A particularly troublesome situation often arises when the cold air flows from a cold, snow-covered surface to a water surface and then over a cold, snow-covered surface again.



Figure 4-1-5.—Trajectories of cP and cA air in winter.


Figure 4-1-6.—cP air moving southward.

This frequently happens with air crossing the Great Lakes. (See fig. 4-1-7.)

On the leeward side of the Great Lakes and on the windward side of the Appalachians, you can expect a rather low, broken to overcast sky condition with frequent and widespread snow squalls. Stratocumulus and cumulus clouds with bases at 500 to 1,000 feet and tops at 7,000 to 10,000 feet form on the leeward side of the Great Lakes. Over the mountains, their tops extend to about 14,000 feet.

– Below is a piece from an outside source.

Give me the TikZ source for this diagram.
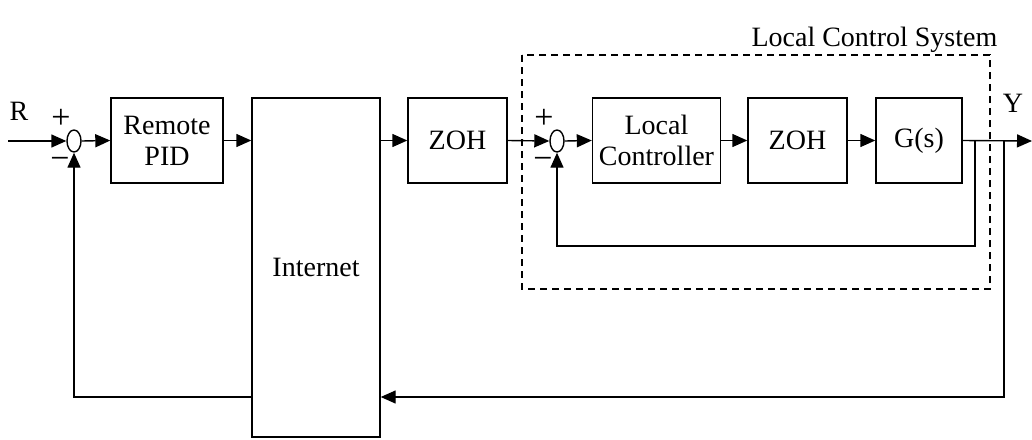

Visibility ranges from 1 to 5 miles during rain or snow showers and occasionally lowers to zero in snow flurries.

Severe aircraft icing conditions may be ex-pected over the mountains and light to moderate aircraft icing on the leeward side of the lakes. Moderate to severe flying conditions are the rule as long as the outflow of cold air continues. East of the Appalachians, skies are relatively clear except for scattered stratocumulus clouds. Visibility is unrestricted and the surface temperature is relatively moderate because of tur-bulent mixing.

In the Middle West, clouds associated with this type of air mass continue for 24 to 48 hours after the arrival of the cold mass, while along the Atlantic Coast rapid passage of the leading edge of the air mass produces almost immediate clearing.